EXERCISE GOAL - Set the listing down again in full, word for word, with the pictures left out.

**********

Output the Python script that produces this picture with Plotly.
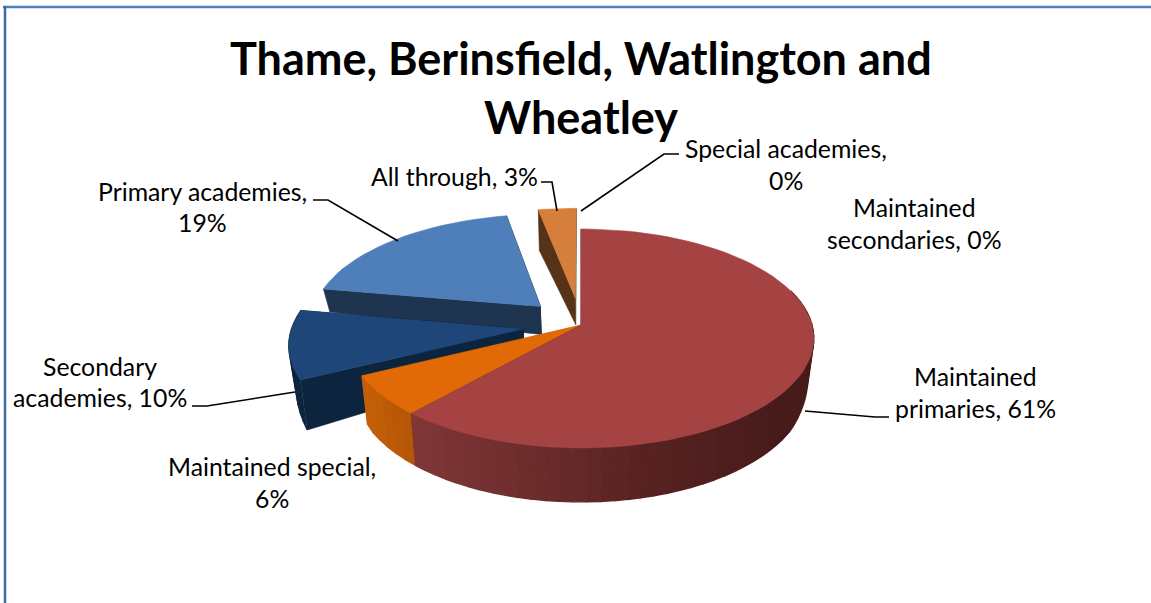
import numpy as np
import plotly.graph_objects as go

# ---- data ----
categories = ["Maintained primaries", "Maintained special", "Secondary academies",
              "Primary academies", "All through", "Special academies",
              "Maintained secondaries"]
values = [61, 6, 10, 19, 3, 0, 0]
explode = [0, 0, 0.25, 0.25, 0.25, 0, 0]
title_lines = ["Thame, Berinsfield, Watlington and", "Wheatley"]

# ---- styling ----
FONT = "Lato, 'Open Sans', sans-serif"
top_colors = ["#A54343", "#E26A06", "#1E4678", "#4E7FBA", "#D67F3C", "#D67F3C", "#999999"]
CX, CY, RX, RY, K = 581.0, 325.0, 231.0, 107.8, 0.123
SHRINK = 0.975
DV = [-1.3, -0.35, -0.175, 0.4, 0.48, 1.0, 1.3]
DD = [42, 23, 28, 47, 50, 54, 56]


def hex2rgb(c):
    return np.array([int(c[i:i + 2], 16) for i in (1, 3, 5)], float)


def wall_color(i, x):
    stops = {
        0: ([413, 640, 790], ["#813737", "#5A2323", "#461B1A"]),
        1: ([360, 413], ["#C76108", "#B35607"]),
        2: ([290, 530], ["#0D243F", "#0D243F"]),
        3: ([320, 540], ["#1F344F", "#1F344F"]),
        4: ([530, 580], ["#563317", "#563317"]),
    }
    xs, cs = stops.get(i, ([0, 1], ["#555555", "#555555"]))
    rgb = [np.interp(x, xs, [hex2rgb(c)[j] for c in cs]) for j in range(3)]
    return "rgb(%d,%d,%d)" % tuple(rgb)


def top_xy(u, v):
    w = 1 - K * v
    return CX + RX * u / w, CY + RY * v / w


def bottom_xy(u, v):
    x, y = top_xy(u, v)
    return CX + (x - CX) * SHRINK, y + np.interp(v, DV, DD)


def poly(fig, xs, ys, color, lw=0.6):
    fig.add_trace(go.Scatter(x=list(xs), y=list(ys), mode="lines", fill="toself",
                             fillcolor=color, line=dict(color=color, width=lw),
                             hoverinfo="skip", showlegend=False))


fig = go.Figure()
total = float(sum(values))
ends = np.cumsum(values) / total * 360.0
starts = np.concatenate([[0.0], ends[:-1]])

for i in [4, 3, 2, 1, 0]:
    a0, a1 = np.radians(starts[i]), np.radians(ends[i])
    mid = (a0 + a1) / 2
    ou, ov = explode[i] * np.sin(mid), -explode[i] * np.cos(mid)
    th = np.linspace(a0, a1, max(6, int(np.degrees(a1 - a0) / 3)))
    us, vs = ou + np.sin(th), ov - np.cos(th)

    # straight cut faces
    for j in (0, -1):
        p = [(ou, ov), (us[j], vs[j])]
        tx, ty = zip(*[top_xy(*q) for q in p])
        bx, by = zip(*[bottom_xy(*q) for q in p])
        poly(fig, list(tx) + list(bx)[::-1], list(ty) + list(by)[::-1], wall_color(i, tx[1]))

    # curved outer wall, in thin strips so the shade can change along it
    for j in range(len(th) - 1):
        if max(vs[j], vs[j + 1]) < -0.3:
            continue
        t0, t1 = top_xy(us[j], vs[j]), top_xy(us[j + 1], vs[j + 1])
        b0, b1 = bottom_xy(us[j], vs[j]), bottom_xy(us[j + 1], vs[j + 1])
        poly(fig, [t0[0], t1[0], b1[0], b0[0]], [t0[1], t1[1], b1[1], b0[1]],
             wall_color(i, (t0[0] + t1[0]) / 2), lw=1.4)

    # top face
    ax, ay = top_xy(ou, ov)
    rx, ry = top_xy(us, vs)
    poly(fig, [ax, *rx], [ay, *ry], top_colors[i])

# ---- text ----
ann = []


def text(x, y, s, size=24.8, bold=False):
    ann.append(dict(x=x, y=y - 1, text=("<b>%s</b>" % s) if bold else s, showarrow=False,
                    xref="x", yref="y", xanchor="center", yanchor="middle",
                    font=dict(family=FONT, size=size, color="#000000")))


text(581, 59, title_lines[0], size=45, bold=True)
text(581, 118, title_lines[1], size=45, bold=True)


def pct(i):
    return "%d%%" % values[i]


text(202, 192, categories[3] + ",")
text(202, 223, pct(3))
text(454, 177, categories[4] + ", " + pct(4))
text(786, 149, categories[5] + ",")
text(786, 181, pct(5))
text(914, 208, "Maintained")
text(914, 240, "secondaries, " + pct(6))
text(975, 377, "Maintained")
text(975, 409, "primaries, " + pct(0))
text(272, 467, categories[1] + ",")
text(272, 499, pct(1))
text(100, 367, "Secondary")
text(100, 398, "academies, " + pct(2))

# ---- leader lines and frame ----
leaders = [
    "M313,200 L328,200 L398,241",
    "M541,182 L552,182 L557,211",
    "M679,154 L664,154 L581,211",
    "M192,406 L207,406 L295,392",
    "M889,417 L875,417 L805,411",
]
shapes = [dict(type="path", path=p, line=dict(color="#000000", width=1.6),
               xref="x", yref="y") for p in leaders]
shapes += [
    dict(type="line", x0=3, x1=1151, y0=7, y1=7, line=dict(color="#4F81BD", width=2.5), xref="x", yref="y"),
    dict(type="line", x0=5, x1=5, y0=6, y1=603, line=dict(color="#3F6CA3", width=2.5), xref="x", yref="y"),
]

fig.update_layout(
    width=1151, height=603, margin=dict(l=0, r=0, t=0, b=0),
    paper_bgcolor="white", plot_bgcolor="white", showlegend=False,
    xaxis=dict(range=[0, 1151], visible=False, fixedrange=True),
    yaxis=dict(range=[603, 0], visible=False, fixedrange=True),
    annotations=ann, shapes=shapes,
)
fig.write_html("out.html", config=dict(displayModeBar=False),
               post_script="document.body.style.margin='0';document.body.style.overflow='hidden';")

**********

RESULT FOR THIS TASK -
Output the Python script that produces this picture with Plotly.
import numpy as np
import plotly.graph_objects as go

# ---- data ----
categories = ["Maintained primaries", "Maintained special", "Secondary academies",
              "Primary academies", "All through", "Special academies",
              "Maintained secondaries"]
values = [61, 6, 10, 19, 3, 0, 0]
explode = [0, 0, 0.25, 0.25, 0.25, 0, 0]
title_lines = ["Thame, Berinsfield, Watlington and", "Wheatley"]

# ---- styling ----
FONT = "Lato, 'Open Sans', sans-serif"
top_colors = ["#A54343", "#E26A06", "#1E4678", "#4E7FBA", "#D67F3C", "#D67F3C", "#999999"]
CX, CY, RX, RY, K = 581.0, 325.0, 231.0, 107.8, 0.123
SHRINK = 0.975
DV = [-1.3, -0.35, -0.175, 0.4, 0.48, 1.0, 1.3]
DD = [42, 23, 28, 47, 50, 54, 56]


def hex2rgb(c):
    return np.array([int(c[i:i + 2], 16) for i in (1, 3, 5)], float)


def wall_color(i, x):
    stops = {
        0: ([413, 640, 790], ["#813737", "#5A2323", "#461B1A"]),
        1: ([360, 413], ["#C76108", "#B35607"]),
        2: ([290, 530], ["#0D243F", "#0D243F"]),
        3: ([320, 540], ["#1F344F", "#1F344F"]),
        4: ([530, 580], ["#563317", "#563317"]),
    }
    xs, cs = stops.get(i, ([0, 1], ["#555555", "#555555"]))
    rgb = [np.interp(x, xs, [hex2rgb(c)[j] for c in cs]) for j in range(3)]
    return "rgb(%d,%d,%d)" % tuple(rgb)


def top_xy(u, v):
    w = 1 - K * v
    return CX + RX * u / w, CY + RY * v / w


def bottom_xy(u, v):
    x, y = top_xy(u, v)
    return CX + (x - CX) * SHRINK, y + np.interp(v, DV, DD)


def poly(fig, xs, ys, color, lw=0.6):
    fig.add_trace(go.Scatter(x=list(xs), y=list(ys), mode="lines", fill="toself",
                             fillcolor=color, line=dict(color=color, width=lw),
                             hoverinfo="skip", showlegend=False))


fig = go.Figure()
total = float(sum(values))
ends = np.cumsum(values) / total * 360.0
starts = np.concatenate([[0.0], ends[:-1]])

for i in [4, 3, 2, 1, 0]:
    a0, a1 = np.radians(starts[i]), np.radians(ends[i])
    mid = (a0 + a1) / 2
    ou, ov = explode[i] * np.sin(mid), -explode[i] * np.cos(mid)
    th = np.linspace(a0, a1, max(6, int(np.degrees(a1 - a0) / 3)))
    us, vs = ou + np.sin(th), ov - np.cos(th)

    # straight cut faces
    for j in (0, -1):
        p = [(ou, ov), (us[j], vs[j])]
        tx, ty = zip(*[top_xy(*q) for q in p])
        bx, by = zip(*[bottom_xy(*q) for q in p])
        poly(fig, list(tx) + list(bx)[::-1], list(ty) + list(by)[::-1], wall_color(i, tx[1]))

    # curved outer wall, in thin strips so the shade can change along it
    for j in range(len(th) - 1):
        if max(vs[j], vs[j + 1]) < -0.3:
            continue
        t0, t1 = top_xy(us[j], vs[j]), top_xy(us[j + 1], vs[j + 1])
        b0, b1 = bottom_xy(us[j], vs[j]), bottom_xy(us[j + 1], vs[j + 1])
        poly(fig, [t0[0], t1[0], b1[0], b0[0]], [t0[1], t1[1], b1[1], b0[1]],
             wall_color(i, (t0[0] + t1[0]) / 2), lw=1.4)

    # top face
    ax, ay = top_xy(ou, ov)
    rx, ry = top_xy(us, vs)
    poly(fig, [ax, *rx], [ay, *ry], top_colors[i])

# ---- text ----
ann = []


def text(x, y, s, size=24.8, bold=False):
    ann.append(dict(x=x, y=y - 1, text=("<b>%s</b>" % s) if bold else s, showarrow=False,
                    xref="x", yref="y", xanchor="center", yanchor="middle",
                    font=dict(family=FONT, size=size, color="#000000")))


text(581, 59, title_lines[0], size=45, bold=True)
text(581, 118, title_lines[1], size=45, bold=True)


def pct(i):
    return "%d%%" % values[i]


text(202, 192, categories[3] + ",")
text(202, 223, pct(3))
text(454, 177, categories[4] + ", " + pct(4))
text(786, 149, categories[5] + ",")
text(786, 181, pct(5))
text(914, 208, "Maintained")
text(914, 240, "secondaries, " + pct(6))
text(975, 377, "Maintained")
text(975, 409, "primaries, " + pct(0))
text(272, 467, categories[1] + ",")
text(272, 499, pct(1))
text(100, 367, "Secondary")
text(100, 398, "academies, " + pct(2))

# ---- leader lines and frame ----
leaders = [
    "M313,200 L328,200 L398,241",
    "M541,182 L552,182 L557,211",
    "M679,154 L664,154 L581,211",
    "M192,406 L207,406 L295,392",
    "M889,417 L875,417 L805,411",
]
shapes = [dict(type="path", path=p, line=dict(color="#000000", width=1.6),
               xref="x", yref="y") for p in leaders]
shapes += [
    dict(type="line", x0=3, x1=1151, y0=7, y1=7, line=dict(color="#4F81BD", width=2.5), xref="x", yref="y"),
    dict(type="line", x0=5, x1=5, y0=6, y1=603, line=dict(color="#3F6CA3", width=2.5), xref="x", yref="y"),
]

fig.update_layout(
    width=1151, height=603, margin=dict(l=0, r=0, t=0, b=0),
    paper_bgcolor="white", plot_bgcolor="white", showlegend=False,
    xaxis=dict(range=[0, 1151], visible=False, fixedrange=True),
    yaxis=dict(range=[603, 0], visible=False, fixedrange=True),
    annotations=ann, shapes=shapes,
)
fig.write_html("out.html", config=dict(displayModeBar=False),
               post_script="document.body.style.margin='0';document.body.style.overflow='hidden';")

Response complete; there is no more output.